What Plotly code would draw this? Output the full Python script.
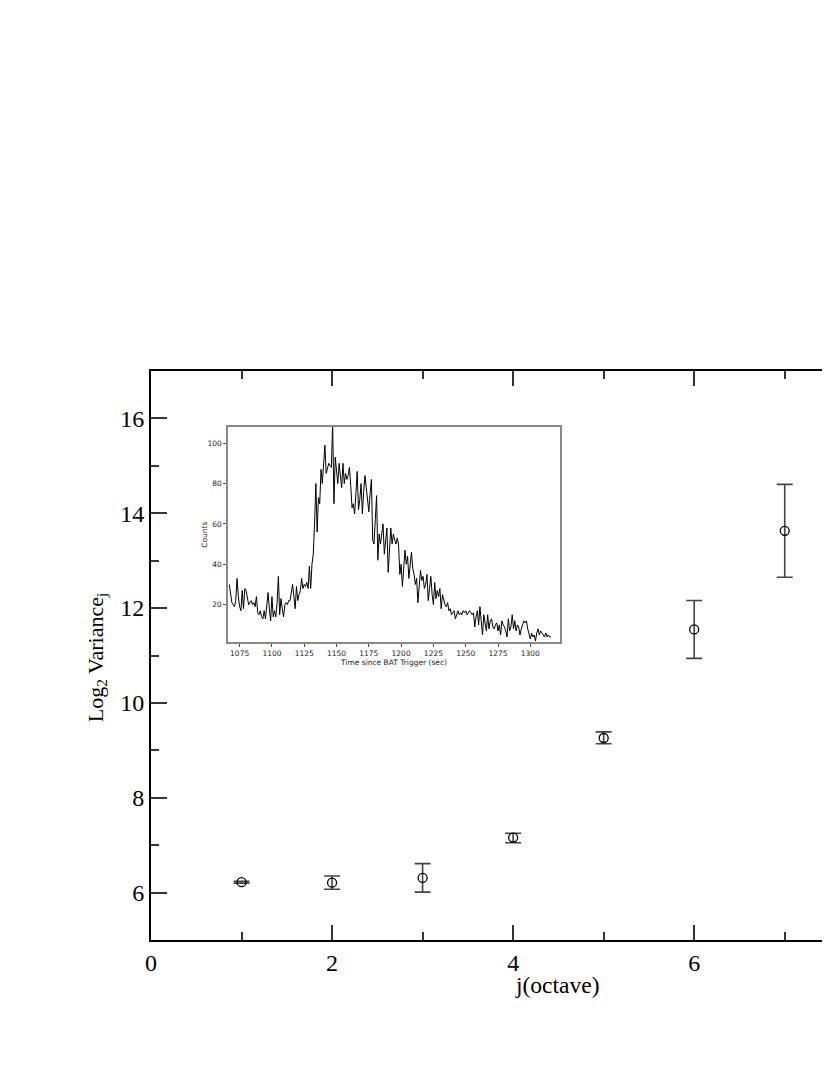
import plotly.graph_objects as go

# main panel: wavelet log2 variance per octave
octave = [1, 2, 3, 4, 5, 6, 7]
log2_var = [6.22, 6.21, 6.31, 7.16, 9.26, 11.55, 13.63]
err_plus = [0.02, 0.14, 0.30, 0.09, 0.13, 0.61, 0.98]
err_minus = [0.02, 0.14, 0.30, 0.11, 0.12, 0.61, 0.98]

# inset: BAT light curve, 1 s bins starting at 1067 s
lc_t0 = 1067
lc_counts = [
    30, 24, 21, 20, 19, 22, 33, 24, 19, 17,
    27, 18, 28, 27, 24, 20, 21, 22, 20, 21,
    19, 24, 16, 15, 17, 14, 13, 17, 13, 20,
    26, 18, 12, 24, 14, 17, 14, 21, 34, 15,
    23, 18, 14, 20, 21, 20, 22, 22, 26, 30,
    24, 18, 29, 22, 25, 27, 33, 28, 30, 29,
    31, 28, 39, 28, 40, 45, 60, 80, 56, 73,
    70, 87, 80, 92, 99, 85, 88, 90, 89, 88,
    110, 70, 93, 85, 80, 90, 84, 78, 90, 80,
    85, 82, 84, 88, 79, 68, 70, 65, 75, 86,
    67, 72, 80, 65, 76, 84, 78, 70, 66, 75,
    82, 52, 50, 62, 74, 42, 55, 50, 54, 60,
    45, 52, 58, 36, 48, 58, 50, 55, 52, 50,
    53, 50, 35, 40, 29, 38, 47, 40, 44, 33,
    40, 46, 38, 35, 30, 33, 21, 30, 37, 32,
    34, 28, 30, 35, 22, 28, 34, 25, 20, 31,
    23, 27, 24, 28, 18, 25, 22, 20, 19, 21,
    17, 18, 15, 16, 17, 13, 15, 17, 15, 16,
    15, 17, 16, 17, 15, 16, 17, 16, 15, 16,
    9, 14, 17, 10, 19, 12, 5, 15, 10, 7,
    15, 8, 12, 13, 9, 8, 10, 11, 7, 10,
    5, 12, 10, 9, 7, 4, 13, 7, 9, 15,
    8, 12, 7, 10, 9, 5, 8, 10, 12, 11,
    12, 8, 6, 3, 6, 4, 5, 2, 6, 8,
    5, 7, 6, 5, 4, 6, 4, 5, 4, 4,
]
lc_time = [lc_t0 + i for i in range(len(lc_counts))]

SERIF = "Liberation Serif, Times New Roman, serif"
SANS = "DejaVu Sans, sans-serif"

fig = go.Figure()

fig.add_trace(go.Scatter(
    x=octave, y=log2_var,
    mode="markers",
    marker=dict(symbol="circle-open", size=9, color="black",
                line=dict(width=1.3, color="black")),
    error_y=dict(type="data", symmetric=False, array=err_plus,
                 arrayminus=err_minus, color="#444", thickness=1.6, width=8),
    showlegend=False,
))

fig.add_trace(go.Scatter(
    x=lc_time, y=lc_counts,
    mode="lines",
    line=dict(color="black", width=1),
    xaxis="x2", yaxis="y2",
    showlegend=False,
))

# page body has an 8px margin; keep the page inside the window
fig.update_layout(
    width=822, height=1059,
    margin=dict(l=143, r=0, t=363, b=127),
    paper_bgcolor="white",
    plot_bgcolor="white",
    font=dict(family=SERIF, color="black"),
    xaxis=dict(
        range=[0, 7.5], dtick=2, tick0=0,
        ticks="inside", ticklen=15, tickwidth=1.5, tickcolor="#333",
        minor=dict(dtick=1, ticks="inside", ticklen=8, tickwidth=1.5,
                   tickcolor="#333"),
        showline=True, linecolor="black", linewidth=2, mirror="ticks",
        showgrid=False, zeroline=False,
        tickfont=dict(family=SERIF, size=24),
    ),
    yaxis=dict(
        range=[5, 17], dtick=2, tick0=0,
        ticks="inside", ticklen=16, tickwidth=1.5, tickcolor="#333",
        minor=dict(dtick=1, ticks="inside", ticklen=8, tickwidth=1.5,
                   tickcolor="#333"),
        showline=True, linecolor="black", linewidth=2, mirror=False,
        showgrid=False, zeroline=False,
        tickfont=dict(family=SERIF, size=24),
    ),
    xaxis2=dict(
        domain=[0.1134, 0.6024], anchor="y2",
        range=[1066, 1323], dtick=25, tick0=1075,
        ticks="outside", ticklen=3, tickcolor="#555",
        showline=True, linecolor="#888", linewidth=1.5, mirror=True,
        showgrid=False, zeroline=False,
        tickfont=dict(family=SANS, size=7.5, color="#222"),
        title=dict(text="Time since BAT Trigger (sec)", standoff=2,
                   font=dict(family=SANS, size=7.5, color="#222")),
    ),
    yaxis2=dict(
        domain=[0.5237, 0.9016], anchor="x2",
        range=[1.5, 108], tickvals=[20, 40, 60, 80, 100],
        ticks="outside", ticklen=3, tickcolor="#555",
        showline=True, linecolor="#888", linewidth=1.5, mirror=True,
        showgrid=False, zeroline=False,
        tickfont=dict(family=SANS, size=7.5, color="#222"),
    ),
    annotations=[
        dict(text="Counts", xref="paper", yref="paper",
             x=0.0795, y=0.712, xanchor="center", yanchor="middle",
             textangle=-90, showarrow=False,
             font=dict(family=SANS, size=7.5, color="#222")),
        dict(text="j(octave)", xref="paper", yref="paper",
             x=0.5994, y=-0.079, xanchor="center", yanchor="middle",
             showarrow=False, font=dict(family=SERIF, size=23.5)),
        dict(text="Log<sub>2</sub> Variance<sub>j</sub>",
             xref="paper", yref="paper", x=-0.0795, y=0.497,
             xanchor="center", yanchor="middle", textangle=-90,
             showarrow=False, font=dict(family=SERIF, size=22)),
    ],
)

fig.write_html("out.html")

* * * * * * * * *

Could the lines from the top of the material through the line with "import plotly.graph_objects as go" be repeated exactly, pictures left out?

** REPLY TO THE EXERCISE **
What Plotly code would draw this? Output the full Python script.
import plotly.graph_objects as go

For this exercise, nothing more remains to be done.